I am rather new to Web Scraping I have scrapped one of the zip files seen here. The goal is to append them into a final data frame called final_df. Below is a snip of my code that runs well.
zip_url = "https://www.omie.es/es/file-download?parents[0]=marginalpdbc&filename=marginalpdbc_2017.zip"
dfs = []
with ZipFile(BytesIO(requests.get(zip_url, verify=False).content)) as zf:
for file in zf.namelist():
df = pd.read_csv(
zf.open(file),
sep=";",
skiprows=1,
skipfooter=1,
engine="python",
header=None,
)
dfs.append(df)
final_df = pd.concat(dfs)
# print first 10 rows:
print(final_df.head(10).to_markdown(index=False))
This works well for one year of zip files such as 2017 however I am curious if we could get it all in one swoop.
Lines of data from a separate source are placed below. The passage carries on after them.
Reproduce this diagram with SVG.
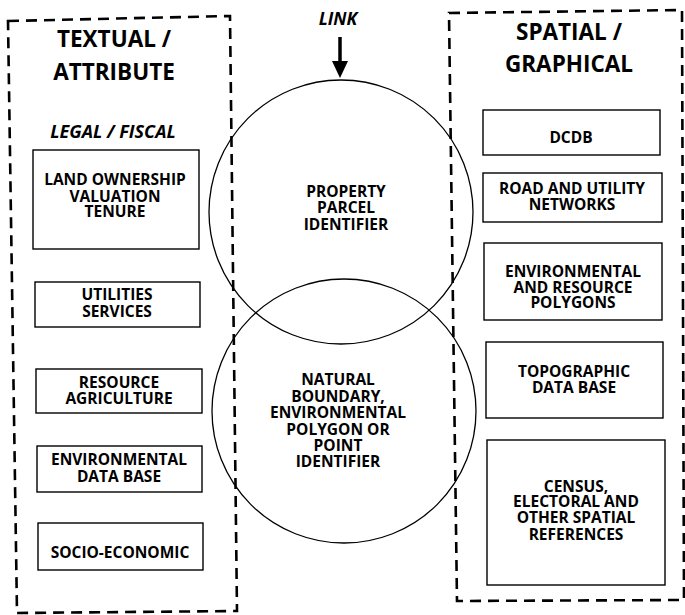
<svg xmlns="http://www.w3.org/2000/svg" width="685" height="615" viewBox="0 0 685 615">
  <style>
    .frame { fill: none; stroke: #000; stroke-width: 2.6; stroke-dasharray: 11 7; }
    .box { fill: none; stroke: #000; stroke-width: 1.4; }
    .ring { fill: none; stroke: #000; stroke-width: 1.3; }
    text { font-family: "Open Sans", "Liberation Sans", sans-serif; font-weight: 700; fill: #000; text-anchor: middle; }
    .title { font-size: 22.5px; }
    .sub { font-size: 18px; font-style: italic; }
    .lbl { font-size: 15.5px; }
  </style>

  <!-- dashed column frames -->
  <g id="textual-frame">
    <path class="frame" d="M8,21 L230,16 L237,611 L17,613 Z"/>
    <text class="title" x="114" y="47">TEXTUAL /</text>
    <text class="title" x="114" y="80">ATTRIBUTE</text>
    <text class="sub" x="113" y="138">LEGAL / FISCAL</text>
  </g>
  <g id="spatial-frame">
    <path class="frame" d="M449,13 L682,10 L684,600 L457,601 Z"/>
    <text class="title" x="569" y="40">SPATIAL /</text>
    <text class="title" x="569" y="72">GRAPHICAL</text>
  </g>

  <!-- linking circles -->
  <g id="link-parcel">
    <circle class="ring" cx="341" cy="212" r="132"/>
    <text class="lbl" x="346" y="197">PROPERTY</text>
    <text class="lbl" x="346" y="213">PARCEL</text>
    <text class="lbl" x="346" y="230">IDENTIFIER</text>
  </g>
  <g id="link-natural">
    <circle class="ring" cx="344" cy="411" r="132"/>
    <text class="lbl" x="338" y="385">NATURAL</text>
    <text class="lbl" x="338" y="402">BOUNDARY,</text>
    <text class="lbl" x="338" y="418">ENVIRONMENTAL</text>
    <text class="lbl" x="338" y="435">POLYGON OR</text>
    <text class="lbl" x="338" y="451">POINT</text>
    <text class="lbl" x="338" y="467">IDENTIFIER</text>
  </g>
  <g id="link-label">
    <text class="sub" x="338" y="25" style="font-size:17.5px">LINK</text>
  </g>

  <!-- textual / attribute boxes -->
  <g id="land">
    <rect class="box" x="33" y="150" width="166" height="99"/>
    <text class="lbl" x="115" y="185">LAND OWNERSHIP</text>
    <text class="lbl" x="115" y="202">VALUATION</text>
    <text class="lbl" x="115" y="217">TENURE</text>
  </g>
  <g id="utilities">
    <rect class="box" x="35" y="282" width="165" height="45"/>
    <text class="lbl" x="117" y="300">UTILITIES</text>
    <text class="lbl" x="117" y="317">SERVICES</text>
  </g>
  <g id="resource">
    <rect class="box" x="36" y="369" width="166" height="44"/>
    <text class="lbl" x="119" y="388">RESOURCE</text>
    <text class="lbl" x="119" y="404">AGRICULTURE</text>
  </g>
  <g id="environmental-db">
    <rect class="box" x="37" y="446" width="165" height="46"/>
    <text class="lbl" x="119" y="465">ENVIRONMENTAL</text>
    <text class="lbl" x="119" y="482">DATA BASE</text>
  </g>
  <g id="socio-economic">
    <rect class="box" x="38" y="523" width="165" height="47"/>
    <text class="lbl" x="120" y="558">SOCIO-ECONOMIC</text>
  </g>

  <!-- spatial / graphical boxes -->
  <g id="dcdb">
    <rect class="box" x="483" y="110" width="177" height="45"/>
    <text class="lbl" x="571" y="143">DCDB</text>
  </g>
  <g id="networks">
    <rect class="box" x="483" y="173" width="179" height="49"/>
    <text class="lbl" x="572" y="194">ROAD AND UTILITY</text>
    <text class="lbl" x="572" y="210">NETWORKS</text>
  </g>
  <g id="polygons">
    <rect class="box" x="484" y="243" width="178" height="77"/>
    <text class="lbl" x="573" y="277">ENVIRONMENTAL</text>
    <text class="lbl" x="573" y="293">AND RESOURCE</text>
    <text class="lbl" x="573" y="308">POLYGONS</text>
  </g>
  <g id="topographic">
    <rect class="box" x="486" y="342" width="177" height="76"/>
    <text class="lbl" x="574" y="377">TOPOGRAPHIC</text>
    <text class="lbl" x="574" y="393">DATA BASE</text>
  </g>
  <g id="census">
    <rect class="box" x="487" y="440" width="178" height="145"/>
    <text class="lbl" x="576" y="492">CENSUS,</text>
    <text class="lbl" x="576" y="507">ELECTORAL AND</text>
    <text class="lbl" x="576" y="523">OTHER SPATIAL</text>
    <text class="lbl" x="576" y="540">REFERENCES</text>
  </g>

  <!-- connector: link arrow into the parcel circle -->
  <g id="connectors">
    <line x1="340" y1="37" x2="340" y2="62" stroke="#000" stroke-width="3.5"/>
    <path d="M332,61 L348,61 L340,78 Z" fill="#000"/>
  </g>
</svg>
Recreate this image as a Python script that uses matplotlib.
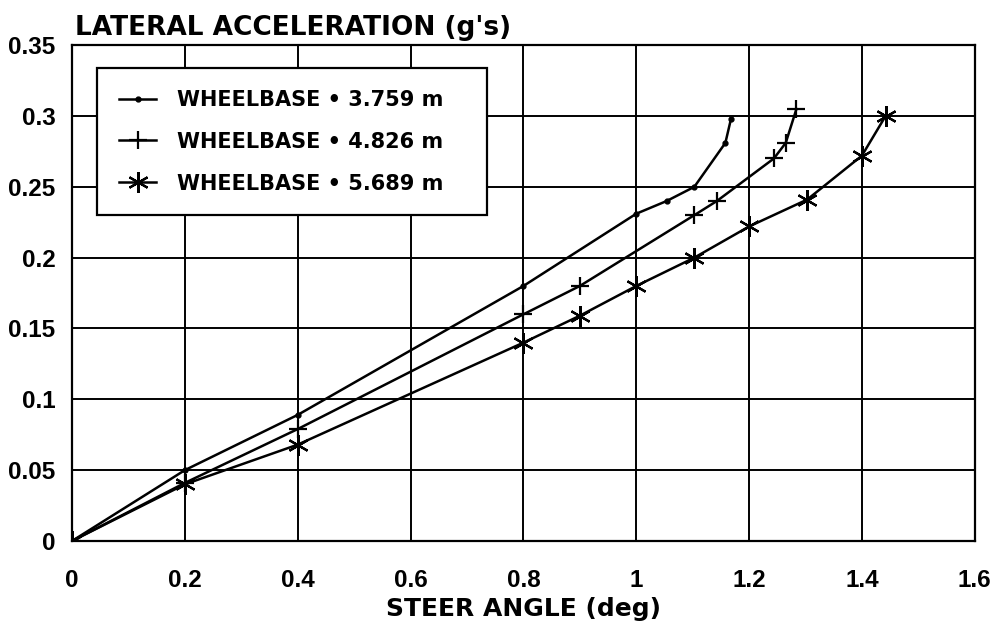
import matplotlib
matplotlib.use("Agg")
import matplotlib.pyplot as plt

# steer angle (deg) vs lateral acceleration (g's)
steer_3759 = [0, 0.2, 0.4, 0.8, 1.0, 1.054, 1.103, 1.158, 1.168]
lat_3759 = [0, 0.050, 0.089, 0.180, 0.231, 0.240, 0.250, 0.281, 0.298]

steer_4826 = [0, 0.2, 0.4, 0.8, 0.9, 1.103, 1.143, 1.244, 1.265, 1.284]
lat_4826 = [0, 0.041, 0.079, 0.160, 0.180, 0.230, 0.240, 0.270, 0.281, 0.305]

steer_5689 = [0, 0.2, 0.4, 0.8, 0.9, 1.0, 1.103, 1.2, 1.303, 1.4, 1.442]
lat_5689 = [0, 0.040, 0.068, 0.140, 0.159, 0.180, 0.200, 0.222, 0.241, 0.272, 0.300]

series_labels = ['WHEELBASE \u2022 3.759 m', 'WHEELBASE \u2022 4.826 m', 'WHEELBASE \u2022 5.689 m']
xticks = [0, 0.2, 0.4, 0.6, 0.8, 1.0, 1.2, 1.4, 1.6]
xtick_labels = ['0', '0.2', '0.4', '0.6', '0.8', '1', '1.2', '1.4', '1.6']
yticks = [0, 0.05, 0.1, 0.15, 0.2, 0.25, 0.3, 0.35]
ytick_labels = ['0', '0.05', '0.1', '0.15', '0.2', '0.25', '0.3', '0.35']

plt.rcParams['font.family'] = ['DejaVu Sans']
plt.rcParams['font.weight'] = 'bold'

fig = plt.figure(figsize=(9.92, 6.3), dpi=100)
ax = fig.add_axes([0.0726, 0.1413, 0.910, 0.787])

lw = 1.8
p1 = ax.plot(steer_3759, lat_3759, color='black', lw=lw, marker='o', markersize=3.5)
p2 = ax.plot(steer_4826, lat_4826, color='black', lw=lw, marker='+', markersize=13, markeredgewidth=1.6)
p3 = ax.plot(steer_5689, lat_5689, color='black', lw=lw, marker=(6, 2, 0), markersize=15, markeredgewidth=1.6)

ax.set_xlim(0, 1.6)
ax.set_ylim(0, 0.35)
ax.set_xticks(xticks)
ax.set_xticklabels(xtick_labels)
ax.set_yticks(yticks)
ax.set_yticklabels(ytick_labels)
ax.tick_params(axis='y', length=0, pad=12)
ax.tick_params(axis='x', length=0, pad=20)
for lab in ax.get_xticklabels() + ax.get_yticklabels():
    lab.set_family(['Liberation Sans', 'DejaVu Sans'])
    lab.set_fontsize(17.5)
    lab.set_fontweight('bold')
ax.grid(True, color='black', lw=1.4)
ax.set_axisbelow(True)
for s in ax.spines.values():
    s.set_linewidth(1.6)

ax.set_xlabel('STEER ANGLE (deg)', fontsize=18, fontweight='bold', labelpad=4)
fig.text(0.076, 0.945, "LATERAL ACCELERATION (g's)", fontsize=19, fontweight='bold',
         ha='left', va='baseline')

leg = ax.legend((p1[0], p2[0], p3[0]), series_labels, loc='upper left',
                bbox_to_anchor=(0.0277, 0.5, 0.432, 0.454), mode='expand',
                borderaxespad=0, fontsize=15, frameon=True,
                fancybox=False, edgecolor='black', handlelength=1.8,
                borderpad=1.05, labelspacing=1.05, handletextpad=1.0)
leg.get_frame().set_linewidth(1.6)
leg.get_frame().set_alpha(1)

fig.savefig('out.png', dpi=100, facecolor='white')
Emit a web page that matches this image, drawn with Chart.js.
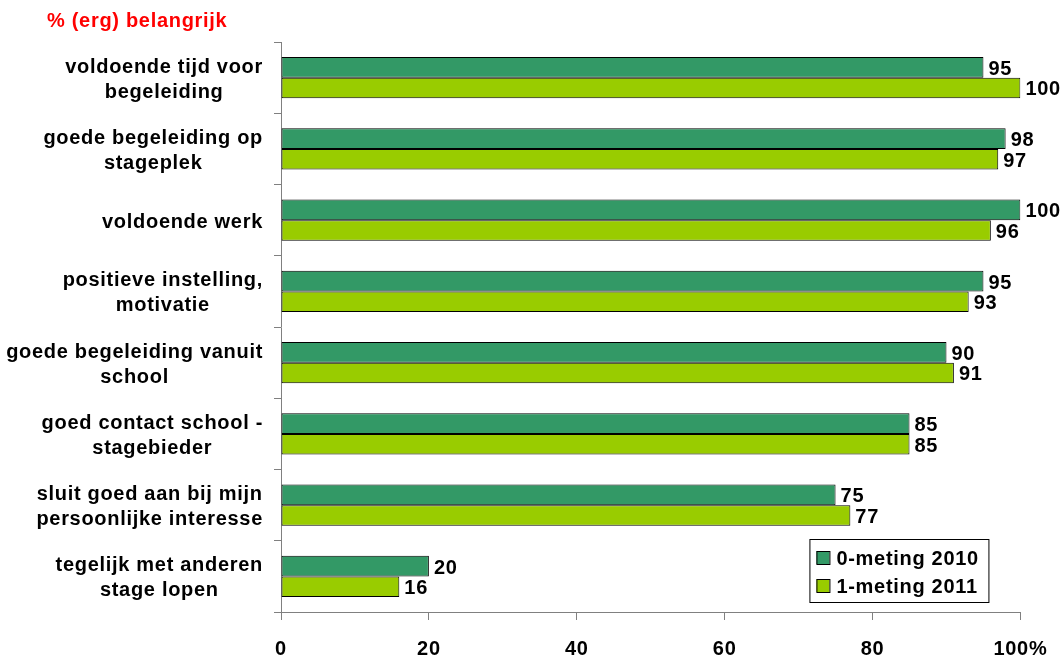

My thinking is to create a F string and change the year in each iteration.
date_list = ['2017','2018','2019','2020','2021']
dfs = []
for dates in date_list:
with ZipFile(BytesIO(requests.get(f'"https://www.omie.es/es/file-download?parents[0]=marginalpdbc&filename=marginalpdbc_{dates}.zip"', verify=False).content)) as zf:
for file in zf.namelist():
df = pd.read_csv(
zf.open(file),
sep=";",
skiprows=1,
skipfooter=1,
engine="python",
header=None,
)
dfs.append(df)
final_df = pd.concat(dfs)
# print first 10 rows:
print(final_df.head(10).to_markdown(index=False))
If we just isolate the f string we will see an output such as
"https://www.omie.es/es/file-download?parents[0]=marginalpdbc&filename=marginalpdbc_2020.zip" "https://www.omie.es/es/file-download?parents[0]=marginalpdbc&filename=marginalpdbc_2021.zip"
...etc.
Yet when I feed this using the above loop I get an error saying "InvalidSchema: No connection adapters were found for '"https://www.omie.es/es/file-download?parents[0]=marginalpdbc&filename=marginalpdbc_2017.zip"'"
What would be the best workaround?
CodePudding user response:
This error means that requests
module cannot identify what sort of protocol your requests needs (e.g. http, https, ftp etc.)
This happens in your case because you have a leading "
character in your url:
with ZipFile(BytesIO(requests.get(f'"https://www.omie.es/es/file-download?parents[0]=marginalpdbc&filename=marginalpdbc_{dates}.zip"', verify=False).content)) as zf:
# ^^^
Requests is looking for an adapter for "https
protocol which doesn't exist :)
Just delete the extra quotes.